Hacked Sony emails in 2014 revealed that Sony chief Amy Pascal had written an email stating her preference, saying that “Idris should be the next Bond,” which sent the rumor mill into overdrive, including a cultural backlash. First led by conservative radio host Rush Limbaugh, the backlash pointed directly to Fleming’s character: “he was white and Scottish, period. That is who James Bond is,” Limbaugh said. “I know it’s racist to probably even point this out.”
This backlash found some allies in Bondworld, including the first Black American to play a Bond villain, Yaphet Kotto. “James Bond was established by Ian Fleming as a white character, played by white actors. Play 003 or 006, but you cannot be 007. A lot of people say we should be allowed to play everything. Don’t be ridiculous. If I say I want to play JFK, I should be laughed out of the room.
“Black men should stop trying to play roles created by whites,” Kotto told The Big Issue.
There was also backlash against Elba specifically from Anthony Horowitz, the writer chosen by the Fleming estate to write Trigger Mortis, a new Bond novel published in 2015. “For me, Idris Elba is a bit too rough to play the part. It’s not a color issue. I think he is probably a bit too “street” for Bond,” Horowitz told The Mail on Sunday. He later apologized to Elba, saying Elba’s performance in Luther had been in his head when choosing his words.

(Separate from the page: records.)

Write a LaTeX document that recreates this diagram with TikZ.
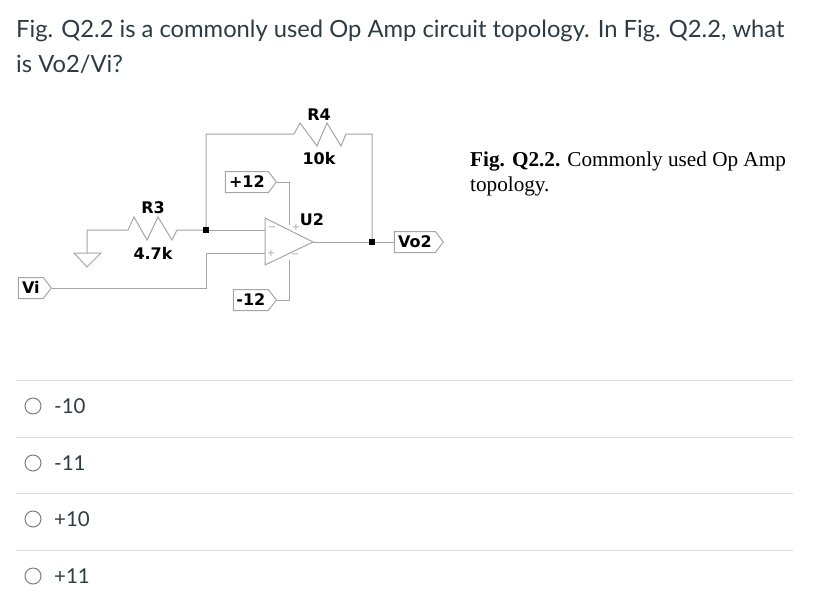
\documentclass[tikz,border=0pt]{standalone}
\usepackage{fontspec}
\setmainfont{Lato}
\newfontfamily\spicefont{DejaVu Sans}
\newfontfamily\capfont{Liberation Serif}
\usetikzlibrary{shapes.symbols}
\definecolor{wiregray}{RGB}{165,165,165}
\definecolor{inkgray}{RGB}{45,59,69}
\definecolor{rulegray}{RGB}{221,221,221}
\definecolor{radiogray}{RGB}{125,125,125}
\tikzset{
  wire/.style={draw=wiregray,line width=1pt,line join=miter},
  dot/.style={fill=black,inner sep=0pt,minimum size=6pt,rectangle},
  flag/.style={signal,signal to=east,signal pointer angle=105,draw=wiregray,line width=1pt,
    anchor=east,inner xsep=1pt,inner ysep=0pt,minimum height=21pt,text=black,
    text height=11pt,text depth=0pt,
    font=\spicefont\fontsize{16}{16}\selectfont\bfseries},
  partlabel/.style={text=black,inner sep=0pt,font=\spicefont\fontsize{16}{16}\selectfont\bfseries},
  pinlabel/.style={text=wiregray,inner sep=0pt,font=\spicefont\fontsize{10}{10}\selectfont},
  title/.style={anchor=base west,inner sep=0pt,text=inkgray,font=\fontsize{23.75}{28}\selectfont},
  caption/.style={anchor=base west,inner sep=0pt,text=black,font=\capfont\fontsize{21.2}{24}\selectfont},
  answer/.style={anchor=base west,inner sep=0pt,text=inkgray,font=\fontsize{20.5}{24}\selectfont},
  radio/.style={circle,draw=radiogray,line width=1pt,fill=white,minimum size=16pt,inner sep=0pt},
}
\begin{document}
\begin{tikzpicture}[x=1pt,y=-1pt]
    \useasboundingbox (0,0) rectangle (818,611);
    \node[title] (line1) at (16,37) {Fig. Q2.2 is a commonly used Op Amp circuit topology. In Fig. Q2.2, what};
    \node[title] (line2) at (16,72.5) {is Vo2/Vi?};
    \node[caption] (cap1) at (470,166.5) {\textbf{Fig. Q2.2.} Commonly used Op Amp};
    \node[caption] (cap2) at (470,191.5) {topology.};
    % op amp corners and pins
    \coordinate (ampneg) at (265,230);
    \coordinate (amppos) at (265,253);
    \coordinate (amptop) at (265,218);
    \coordinate (ampbot) at (265,265);
    \coordinate (ampout) at (313,242);
    \coordinate (pwrtop) at (289,225);
    \coordinate (pwrbot) at (289,260);
    \coordinate (gndtop) at (87,253);
    \coordinate (r3left) at (125,230);
    \coordinate (r4left) at (291,134);
    \node[dot] (nodeneg) at (206,230) {};
    \node[dot] (nodeout) at (372,242) {};
    \node[flag,minimum width=33pt] (vi) at (52,288) {Vi};
    \node[flag,minimum width=51pt] (vpos) at (277,182) {+12};
    \node[flag,minimum width=43pt] (vneg) at (277,300) {-12};
    \node[flag,minimum width=49pt] (vo) at (444,242) {Vo2};
    % resistors
    \draw[wire] (gndtop) |- (r3left) -- ++(3,0) -- ++(6,-13) -- ++(13,23) -- ++(11,-23)
        -- ++(14,23) -- ++(5,-10) -- (nodeneg);
    \draw[wire] (nodeneg) |- (r4left) -- ++(3,0) -- ++(6,-11) -- ++(17,23) -- ++(10,-23)
        -- ++(14,23) -- ++(5,-12) -- (372,134) -- (nodeout);
    % ground
    \draw[wire] (74,253) -- (101,253) -- (87,267) -- cycle;
    % op amp
    \draw[wire] (amptop) -- (ampout) -- (ampbot) -- cycle;
    \draw[wire] (nodeneg) -- (ampneg);
    \draw[wire] (vi.east) -| (206,253) -- (amppos);
    \draw[wire] (ampout) -- (nodeout) -- (vo.west);
    \draw[wire] (vpos.east) -| (pwrtop);
    \draw[wire] (vneg.east) -| (pwrbot);
    \node[pinlabel] (pinneg) at (272,229) {−};
    \node[pinlabel] (pinpos) at (271,253) {+};
    \node[pinlabel] (pintop) at (296,227) {+};
    \node[pinlabel] (pinbot) at (295,256) {−};
    \node[partlabel] (r4name) at (319,114.5) {R4};
    \node[partlabel] (r4val) at (319,158.5) {10k};
    \node[partlabel] (r3name) at (153,208) {R3};
    \node[partlabel] (r3val) at (153,253.5) {4.7k};
    \node[partlabel] (u2name) at (312,219.5) {U2};
    % answers
    \foreach \y in {380,437,493,550}
        {\draw[rulegray,line width=1pt] (16,\y) -- (793,\y);}
    \foreach \y/\t/\n in {406/-10/a,463/-11/b,519/+10/c,576/+11/d}
        {\node[radio] (radio\n) at (33,\y) {};
         \node[answer] (ans\n) at (54,\y+7) {\t};}
\end{tikzpicture}
\end{document}
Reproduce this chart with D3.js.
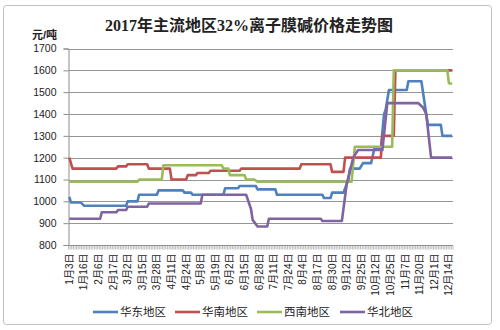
<!DOCTYPE html>
<html>
<head>
<meta charset="utf-8">
<script src="https://cdn.jsdelivr.net/npm/d3@7"></script>
<style>
  body { margin: 0; background: #fff; }
</style>
</head>
<body>
<script>
// x axis: one category per trading day, a label every 9th day
var dayCount = 237;
var labelStep = 9;
var tickLabels = [
  '1月3日', '1月16日', '2月6日', '2月17日', '3月2日', '3月15日', '3月28日',
  '4月11日', '4月24日', '5月8日', '5月19日', '6月2日', '6月15日', '6月28日',
  '7月11日', '7月24日', '8月4日', '8月17日', '8月30日', '9月12日', '9月25日',
  '10月12日', '10月25日', '11月7日', '11月20日', '12月1日', '12月14日'
];
var yTicks = [800, 900, 1000, 1100, 1200, 1300, 1400, 1500, 1600, 1700];

var seriesNames = ['华东地区', '华南地区', '西南地区', '华北地区'];

// [day index, price] at each price change
var east = [
  [0, 1020], [1, 995], [7, 995], [9, 980], [35, 980], [36, 1000], [42, 1000],
  [43, 1030], [54, 1030], [55, 1050], [70, 1050], [71, 1040], [75, 1040],
  [76, 1030], [95, 1030], [96, 1060], [104, 1060], [105, 1070], [115, 1070],
  [116, 1055], [127, 1055], [128, 1030], [156, 1030], [157, 1015], [161, 1015],
  [162, 1040], [169, 1040], [172, 1100], [173, 1150], [179, 1150], [181, 1175],
  [186, 1175], [188, 1240], [192, 1240], [194, 1400], [195, 1420], [197, 1510],
  [208, 1510], [209, 1550], [217, 1550], [221, 1350], [229, 1350], [230, 1300],
  [236, 1300]
];
var south = [
  [0, 1200], [2, 1150], [29, 1150], [30, 1160], [35, 1160], [36, 1170],
  [48, 1170], [49, 1150], [62, 1150], [63, 1100], [72, 1100], [73, 1120],
  [78, 1120], [79, 1130], [86, 1130], [87, 1140], [105, 1140], [106, 1150],
  [142, 1150], [143, 1170], [161, 1170], [162, 1135], [169, 1135], [170, 1200],
  [192, 1200], [193, 1300], [200, 1300], [201, 1600], [236, 1600]
];
var southwest = [
  [0, 1090], [42, 1090], [43, 1100], [57, 1100], [58, 1165], [94, 1165],
  [95, 1150], [98, 1150], [99, 1120], [108, 1120], [109, 1100], [114, 1100],
  [116, 1090], [174, 1090], [176, 1250], [199, 1250], [200, 1600], [233, 1600],
  [234, 1540], [236, 1540]
];
var north = [
  [0, 920], [19, 920], [20, 950], [29, 950], [30, 960], [35, 960], [36, 975],
  [48, 975], [49, 990], [81, 990], [82, 1030], [109, 1030], [112, 965],
  [113, 915], [116, 885], [122, 885], [123, 920], [155, 920], [156, 910],
  [168, 910], [171, 1080], [175, 1200], [178, 1235], [193, 1235], [196, 1450],
  [215, 1450], [218, 1430], [220, 1400], [223, 1200], [236, 1200]
];

var seriesData = [east, south, southwest, north];
var colors = ['#4f81bd', '#c0504d', '#9bbb59', '#8064a2'];

var w = 500, h = 330;
var plotL = 68.5, plotR = 453, plotT = 48.5, plotB = 245;

var sansCJK = "'Liberation Sans', Arial, 'Noto Sans CJK SC', sans-serif";

var svg = d3.select('body').append('svg')
  .attr('width', w)
  .attr('height', h);

// outer frame
svg.append('rect')
  .attr('x', 3.5).attr('y', 5.5)
  .attr('width', 488).attr('height', 319)
  .attr('rx', 3)
  .attr('fill', '#fff')
  .attr('stroke', '#bfbfbf');

var x = d3.scaleBand()
  .domain(d3.range(dayCount))
  .range([plotL, plotR]);

var y = d3.scaleLinear()
  .domain([800, 1700])
  .range([plotB, plotT]);

function cx(i) { return x(i) + x.bandwidth() / 2; }

// gridlines
svg.append('g').selectAll('line')
  .data(yTicks.slice(1))
  .enter()
  .append('line')
    .attr('x1', plotL).attr('x2', plotR)
    .attr('y1', function(d) { return Math.round(y(d)) + 0.5; })
    .attr('y2', function(d) { return Math.round(y(d)) + 0.5; })
    .attr('stroke', '#969696')
    .attr('stroke-width', 1);

// y axis
var yAxis = svg.append('g')
  .attr('transform', 'translate(' + plotL + ',0)')
  .call(d3.axisLeft(y).tickValues(yTicks).tickFormat(d3.format('d'))
    .tickSize(5).tickPadding(7));
yAxis.select('.domain').attr('stroke', '#8c8c8c');
yAxis.selectAll('.tick line').attr('stroke', '#8c8c8c');
yAxis.selectAll('text')
  .style('font-family', sansCJK)
  .style('font-size', '10.5px')
  .attr('fill', '#222');

// x axis: a tick between every two days
var xAxis = svg.append('g')
  .attr('transform', 'translate(0,' + (Math.round(plotB) + 0.5) + ')');
xAxis.append('line')
  .attr('x1', plotL).attr('x2', plotR)
  .attr('stroke', '#8c8c8c');
xAxis.selectAll('.tk')
  .data(d3.range(dayCount + 1))
  .enter()
  .append('line')
    .attr('x1', function(d) { return d < dayCount ? x(d) : plotR; })
    .attr('x2', function(d) { return d < dayCount ? x(d) : plotR; })
    .attr('y1', 0).attr('y2', 4)
    .attr('stroke', '#a0a0a0')
    .attr('stroke-width', 0.7);

xAxis.selectAll('.lbl')
  .data(tickLabels)
  .enter()
  .append('text')
    .text(function(d) { return d; })
    .attr('transform', function(d, i) {
      return 'translate(' + cx(i * labelStep) + ',8) rotate(-90)';
    })
    .attr('text-anchor', 'end')
    .attr('dy', '0.35em')
    .style('font-family', sansCJK)
    .style('font-size', '10px')
    .attr('fill', '#222');

// series
var line = d3.line()
  .x(function(d) { return cx(d[0]); })
  .y(function(d) { return y(d[1]); });

svg.append('g').selectAll('path')
  .data(seriesData)
  .enter()
  .append('path')
    .attr('d', line)
    .attr('fill', 'none')
    .attr('stroke', function(d, i) { return colors[i]; })
    .attr('stroke-width', 2.6)
    .attr('stroke-linejoin', 'round');

// title
svg.append('text')
  .text('2017年主流地区32%离子膜碱价格走势图')
  .attr('x', 249).attr('y', 31)
  .attr('text-anchor', 'middle')
  .style('font-family', "'Liberation Serif', 'Noto Sans CJK SC', serif")
  .style('font-weight', 'bold')
  .style('font-size', '16px')
  .attr('fill', '#222');

// unit
svg.append('text')
  .text('元/吨')
  .attr('x', 32).attr('y', 39)
  .style('font-family', sansCJK)
  .style('font-weight', 'bold')
  .style('font-size', '11px')
  .attr('fill', '#222');

// legend
var legendX = [93, 175, 257, 340];
var legend = svg.append('g').selectAll('g')
  .data(seriesNames)
  .enter()
  .append('g')
    .attr('transform', function(d, i) { return 'translate(' + legendX[i] + ',312)'; });
legend.append('line')
  .attr('x1', 0).attr('x2', 25)
  .attr('stroke', function(d, i) { return colors[i]; })
  .attr('stroke-width', 2.6);
legend.append('text')
  .text(function(d) { return d; })
  .attr('x', 27)
  .attr('dy', '0.38em')
  .style('font-family', sansCJK)
  .style('font-size', '11.5px')
  .attr('fill', '#222');
</script>
</body>
</html>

Though the culture war moment surrounding Elba-as-Bond died down, rumors have kept up. In 2016, the man who once said he could run around, flirt, and drink enough to be Bond, told Good Morning America, “I think I’m too old for that man, running around in cars and ladies and martinis. Who wants to do that? Sounds terrible.”
In 2018, when rumors began circulating yet again about Broccoli wanting Elba, eventually proven to be false, the man himself took to Twitter for two posts. The first was a stylized selfie captioned with, “my name’s Elba, Idris Elba.” He then tweeted, “Don’t believe the HYPE,” doing his best to calm the rumor that has as many lives as a certain secret agent. With roles ranging from Bloodsport to Knuckles, another franchise isn’t exactly a thing Idris Elba needs at this point.
Here’s how long Idris Elba has been rumored to play James Bond: Two of the most outspoken critics of the idea, Limbaugh and Kotto, are now dead. Elba was first asked about Bond when he was 37; he’s now 49. Craig was able to exit the franchise on his own terms. If Elba were to ever join, the time is fast approaching.